About ten years ago, relational communications trainer Linda Valade decided to include a section on “silent bullying” in her corporate workshops. She believes that by recognizing and naming this insidious form of bullying, we can create high-performance, open and inclusive workplaces where everyone feels free to express themselves. Interview.

Isarta Infos: How do you define silent bullying?

Linda Valade: Silent bullying takes the form of attitudes of superiority, impatient gestures, audible breaths, malevolent or skyward gazes, even disturbing or accusatory ones.

It’s particularly insidious because it’s hard to name. If an employee approaches HR to say that a colleague is making him or her uncomfortable during a meeting, HR will first ask what the person said or did. If the colleague hasn’t said or done anything, HR won’t intervene.

How did you come up with the idea of emphasizing this type of bullying in your training courses?

L. V. : Ten years ago, when I started giving relational communication workshops in companies, I noticed, on the one hand, that people who were very effective on an individual basis spoke very little in a group context. And, secondly, that people were intimidating people in these meetings under the guise of mood or non-verbal behavior.

But there was no word to describe this dynamic. That’s why I decided to call it “silent bullying”. And to propose a four-step approach that involves naming, identifying, recognizing and acting against this form of bullying.

Isn’t it sometimes normal to show impatience or annoyance through your non-verbal language, without it being called “silent bullying”?

L. V. : Of course! A person can experience emotions and have physical reactions. That’s perfectly normal. If I hear something I find inappropriate, I may roll my eyes. It’s consistent with the way I feel. Where it becomes silent bullying is when non-verbal language is used to establish dominance over another person.

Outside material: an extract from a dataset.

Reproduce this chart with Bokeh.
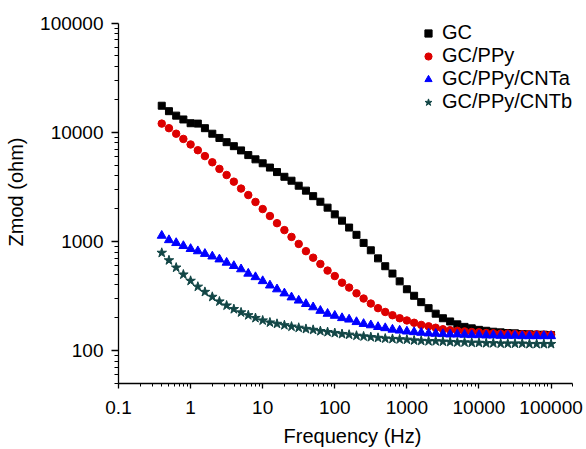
from bokeh.plotting import figure
from bokeh.models import FixedTicker, CustomJSTickFormatter, Legend, LegendItem
from bokeh.embed import file_html
from bokeh.resources import INLINE

freq = [0.398, 0.501, 0.631, 0.794, 1, 1.26, 1.58, 2, 2.51, 3.16, 3.98, 5.01, 6.31, 7.94,
        10, 12.6, 15.8, 20, 25.1, 31.6, 39.8, 50.1, 63.1, 79.4,
        100, 126, 158, 200, 251, 316, 398, 501, 631, 794,
        1000, 1260, 1580, 2000, 2510, 3160, 3980, 5010, 6310, 7940,
        10000, 12600, 15800, 20000, 25100, 31600, 39800, 50100, 63100, 79400, 100000]

gc = [17500, 15600, 14200, 13100, 12100, 12000, 10900, 9700, 8870, 8110, 7460, 6820, 6180, 5650,
      5200, 4750, 4320, 3910, 3600, 3240, 2920, 2600, 2310, 2040,
      1770, 1550, 1340, 1150, 970, 830, 700, 593, 508, 431,
      365, 318, 278, 245, 218, 198, 185, 174, 165, 160,
      155, 152, 149, 147, 145, 144, 142, 141, 140, 140, 139]

gc_ppy = [12000, 10900, 9700, 8690, 7730, 6850, 6050, 5310, 4620, 4060, 3530, 3050, 2660, 2300,
          1980, 1710, 1470, 1270, 1100, 949, 815, 710, 622, 541,
          482, 419, 378, 335, 300, 270, 245, 226, 211, 198,
          189, 180, 172, 167, 162, 157, 154, 152, 150, 148,
          147, 145, 144, 143, 143, 142, 141, 141, 141, 140, 140]

gc_ppy_cnta = [1130, 1030, 969, 910, 855, 815, 771, 730, 686, 640, 597, 557, 508, 472,
               434, 396, 365, 335, 308, 288, 268, 250, 232, 218,
               209, 199, 193, 183, 176, 171, 165, 161, 156, 153,
               150, 148, 146, 144, 143, 142, 141, 141, 140, 139,
               139, 138, 138, 137, 137, 137, 136, 136, 136, 136, 136]

gc_ppy_cntb = [787, 672, 576, 498, 436, 385, 345, 311, 282, 259, 240, 224, 211, 199,
               189, 181, 176, 171, 166, 162, 158, 155, 151, 148,
               145, 142, 140, 137, 135, 133, 131, 129, 128, 127,
               126, 124, 123, 122, 122, 121, 120, 119, 119, 118,
               118, 117, 117, 116, 116, 116, 116, 115, 115, 115, 115]

series_names = ["GC", "GC/PPy", "GC/PPy/CNTa", "GC/PPy/CNTb"]
x_ticks = [0.1, 1, 10, 100, 1000, 10000, 100000]
y_ticks = [100, 1000, 10000, 100000]

FONT = "Liberation Sans"

p = figure(width=586, height=449, x_axis_type="log", y_axis_type="log",
           x_range=(0.1, 310000), y_range=(50, 161000),
           output_backend="svg", toolbar_location=None,
           min_border_left=118, min_border_right=0, min_border_top=0, min_border_bottom=61)
p.outline_line_color = None
p.xgrid.visible = False
p.ygrid.visible = False
p.background_fill_color = "white"
p.border_fill_color = "white"

x_minor = [m * 10.0 ** e for e in range(-1, 6) for m in range(2, 10) if m * 10.0 ** e <= 200000]
y_minor = [m * 10.0 ** e for e in range(1, 5) for m in range(2, 10) if m * 10.0 ** e >= 50]
p.xaxis.ticker = FixedTicker(ticks=x_ticks, minor_ticks=x_minor)
p.yaxis.ticker = FixedTicker(ticks=y_ticks, minor_ticks=y_minor)
p.xaxis.formatter = CustomJSTickFormatter(code="return tick < 1 ? tick.toFixed(1) : tick.toFixed(0);")
p.yaxis.formatter = CustomJSTickFormatter(code="return tick.toFixed(0);")
p.xaxis.bounds = (0.1, 200000)
p.yaxis.bounds = (50, 100000)

for ax in (p.xaxis, p.yaxis):
    ax.axis_line_color = "black"
    ax.axis_line_width = 1.3
    ax.major_tick_line_color = "black"
    ax.minor_tick_line_color = "black"
    ax.major_tick_line_width = 1.3
    ax.minor_tick_line_width = 1
    ax.major_tick_in = 0
    ax.minor_tick_in = 0
    ax.major_label_text_font = FONT
    ax.major_label_text_font_size = "19px"
    ax.major_label_text_color = "black"
    ax.axis_label_text_font = FONT
    ax.axis_label_text_font_size = "20px"
    ax.axis_label_text_font_style = "normal"
    ax.axis_label_text_color = "black"

p.xaxis.major_tick_out = 5
p.xaxis.minor_tick_out = 3
p.yaxis.major_tick_out = 7
p.yaxis.minor_tick_out = 4
p.xaxis.major_label_standoff = 12
p.yaxis.major_label_standoff = 8
p.xaxis.axis_label = "Frequency (Hz)"
p.yaxis.axis_label = "Zmod (ohm)"
p.xaxis.axis_label_standoff = 8
p.yaxis.axis_label_standoff = 10

r1 = p.scatter(freq, gc, marker="square", size=7, color="#000000")
r2 = p.scatter(freq, gc_ppy, marker="circle", size=7.5, color="#dd0000")
r3 = p.scatter(freq, gc_ppy_cnta, marker="triangle", size=9, color="#0000ff")
r4 = p.scatter(freq, gc_ppy_cntb, marker="star", size=10, color="#124646")

legend = Legend(items=[LegendItem(label=n, renderers=[r]) for n, r in zip(series_names, [r1, r2, r3, r4])],
                location=(301, 270), padding=0, margin=0, spacing=0,
                glyph_width=18, glyph_height=18, label_standoff=5,
                label_text_font=FONT, label_text_font_size="20px", label_text_color="black",
                background_fill_alpha=0, border_line_alpha=0)
p.add_layout(legend, "center")

open("out.html", "w").write(file_html(p, INLINE))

When you try to intimidate another person without being punished. That’s where I’d make the distinction.

What can organizations do to counter silent bullying?

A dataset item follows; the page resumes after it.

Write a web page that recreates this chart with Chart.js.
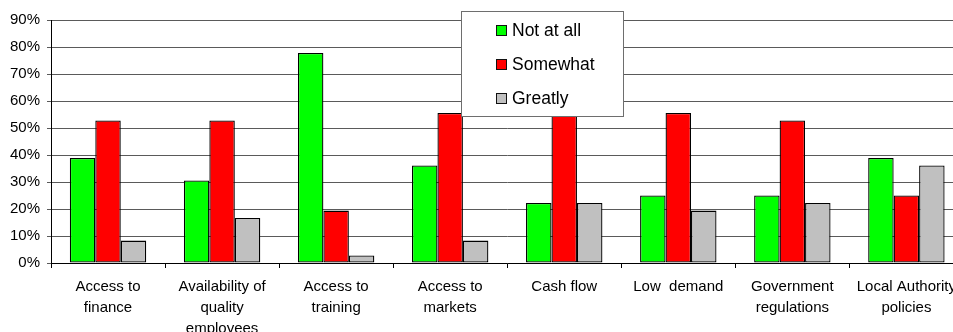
<!DOCTYPE html>
<html>
<head>
<meta charset="utf-8">
<script src="https://cdn.jsdelivr.net/npm/chart.js@4"></script>
<style>
  html, body { margin: 0; padding: 0; overflow: hidden; background: #fff; }
  #wrap { width: 964px; height: 332px; position: relative; }
</style>
</head>
<body>
<div id="wrap"><canvas id="barChart"></canvas></div>
<script>
'use strict'

// categories
const categories = [
  ['Access to', 'finance'],
  ['Availability of', 'quality', 'employees'],
  ['Access to', 'training'],
  ['Access to', 'markets'],
  'Cash flow',
  'Low  demand',
  ['Government', 'regulations'],
  ['Local Authority', 'policies']
];

// series (%)
const notAtAll = [38.9, 30.6, 77.8, 36.1, 22.2, 25.0, 25.0, 38.9];
const somewhat = [52.8, 52.8, 19.4, 55.6, 55.6, 55.6, 52.8, 25.0];
const greatly  = [8.3, 16.7, 2.8, 8.3, 22.2, 19.4, 22.2, 36.1];

const seriesNames = ['Not at all', 'Somewhat', 'Greatly'];
const seriesColors = ['#00ff00', '#ff0000', '#c0c0c0'];

const yMax = 90;
const yStep = 10;

const FONT = "'Liberation Sans', Arial, sans-serif";

// legend drawn over the plot
const boxLegend = {
  id: 'boxLegend',
  afterDraw(chart) {
    const ctx = chart.ctx;
    const x = 461, y = 11, w = 162, h = 105;
    ctx.save();
    ctx.fillStyle = '#fff';
    ctx.fillRect(x, y, w, h);
    ctx.strokeStyle = '#6e6e6e';
    ctx.lineWidth = 1;
    ctx.strokeRect(x + 0.5, y + 0.5, w, h);
    ctx.font = '17.5px ' + FONT;
    ctx.textBaseline = 'middle';
    chart.data.datasets.forEach((ds, i) => {
      const cy = 30 + i * 34;
      ctx.fillStyle = ds.backgroundColor;
      ctx.fillRect(496, cy - 5, 10, 10);
      ctx.strokeStyle = '#111';
      ctx.strokeRect(496.5, cy - 4.5, 10, 10);
      ctx.fillStyle = '#000';
      ctx.fillText(ds.label, 512, cy + 1);
    });
    ctx.restore();
  }
};

const ctx = document.getElementById('barChart');
const myChart = new Chart(ctx, {
  type: 'bar',
  data: {
    labels: categories,
    datasets: [notAtAll, somewhat, greatly].map((d, i) => ({
      label: seriesNames[i],
      data: d,
      backgroundColor: seriesColors[i],
      borderColor: '#000',
      borderWidth: 1.3,
      borderSkipped: false,
      categoryPercentage: 0.67,
      barPercentage: 1.0
    }))
  },
  options: {
    responsive: true,
    maintainAspectRatio: false,
    animation: false,
    layout: { padding: { top: 20, right: 0, left: 0, bottom: 0 } },
    scales: {
      x: {
        grid: {
          drawOnChartArea: false,
          drawTicks: true,
          tickLength: 5,
          color: '#000',
          offset: true
        },
        border: { color: '#000', width: 1 },
        ticks: {
          color: '#000',
          font: { family: FONT, size: 15, lineHeight: 1.4 },
          maxRotation: 0,
          autoSkip: false,
          padding: 8
        },
        afterFit(scale) { scale.height = 69; }
      },
      y: {
        min: 0,
        max: yMax,
        grid: {
          color: '#5a5a5a',
          tickLength: 4
        },
        border: { color: '#000', width: 1 },
        ticks: {
          stepSize: yStep,
          color: '#000',
          font: { family: FONT, size: 15 },
          padding: 7,
          callback: function(value) {
            return value + '%';
          }
        },
        afterFit(scale) { scale.width = 51; }
      }
    },
    plugins: {
      legend: { display: false },
      tooltip: { enabled: false }
    }
  },
  plugins: [boxLegend]
});
</script>
</body>
</html>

L. V.: I propose an approach where, within a team, we decide to name non-verbal bullying behaviors when we see them. If someone rolls their eyes, we simply say so. It gives space to those who didn’t dare express themselves. And that’s extraordinary for organizations.

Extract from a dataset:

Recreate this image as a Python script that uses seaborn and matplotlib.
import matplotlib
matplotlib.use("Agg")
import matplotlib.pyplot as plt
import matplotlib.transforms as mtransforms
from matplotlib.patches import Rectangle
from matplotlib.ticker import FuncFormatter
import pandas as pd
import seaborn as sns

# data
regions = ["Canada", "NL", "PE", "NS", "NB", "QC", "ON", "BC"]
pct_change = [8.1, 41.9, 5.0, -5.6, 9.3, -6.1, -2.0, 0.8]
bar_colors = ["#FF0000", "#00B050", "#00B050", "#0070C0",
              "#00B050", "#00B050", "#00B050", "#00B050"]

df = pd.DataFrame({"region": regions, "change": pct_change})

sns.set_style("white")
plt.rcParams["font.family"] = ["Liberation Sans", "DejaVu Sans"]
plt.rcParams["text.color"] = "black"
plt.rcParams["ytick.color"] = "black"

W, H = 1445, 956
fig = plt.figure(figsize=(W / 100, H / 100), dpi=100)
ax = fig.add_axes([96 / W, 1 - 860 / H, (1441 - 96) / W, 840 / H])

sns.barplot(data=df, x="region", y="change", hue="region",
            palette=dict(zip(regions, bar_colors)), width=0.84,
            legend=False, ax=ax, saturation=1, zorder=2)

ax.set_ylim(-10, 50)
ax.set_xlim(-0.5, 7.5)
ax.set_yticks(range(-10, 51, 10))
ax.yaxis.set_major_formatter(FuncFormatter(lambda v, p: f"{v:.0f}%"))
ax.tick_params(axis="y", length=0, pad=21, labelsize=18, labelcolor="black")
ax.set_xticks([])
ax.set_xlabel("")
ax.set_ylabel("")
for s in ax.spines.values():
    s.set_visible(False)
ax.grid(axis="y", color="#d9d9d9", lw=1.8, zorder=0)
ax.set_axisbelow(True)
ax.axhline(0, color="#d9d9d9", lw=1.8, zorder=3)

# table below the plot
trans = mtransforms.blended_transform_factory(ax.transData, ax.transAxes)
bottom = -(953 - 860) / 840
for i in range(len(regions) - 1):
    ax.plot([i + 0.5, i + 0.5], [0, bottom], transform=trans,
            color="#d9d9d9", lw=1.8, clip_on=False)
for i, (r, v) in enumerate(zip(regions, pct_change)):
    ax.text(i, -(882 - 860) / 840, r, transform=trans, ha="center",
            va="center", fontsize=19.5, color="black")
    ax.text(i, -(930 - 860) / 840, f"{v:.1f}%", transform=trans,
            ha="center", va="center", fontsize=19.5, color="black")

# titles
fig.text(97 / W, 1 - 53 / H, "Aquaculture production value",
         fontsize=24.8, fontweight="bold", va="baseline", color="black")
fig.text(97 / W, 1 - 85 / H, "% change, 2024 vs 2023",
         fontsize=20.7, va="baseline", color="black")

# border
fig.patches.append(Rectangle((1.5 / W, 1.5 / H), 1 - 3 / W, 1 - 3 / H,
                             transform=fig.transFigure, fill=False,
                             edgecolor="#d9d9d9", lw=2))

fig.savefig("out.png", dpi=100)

On a more individual level, there are also things we can do. You can take a look at yourself. If I’m often targeted, I can ask myself whether I’m not sending out the message of someone who lets themselves be intimidated. If I gain self-confidence, I’ll release something else.

I see silent bullying as a shared responsibility. On the one hand, bullies need to become aware of their behavior and rectify it. On the other, the bullied must learn to name the behavior when it occurs.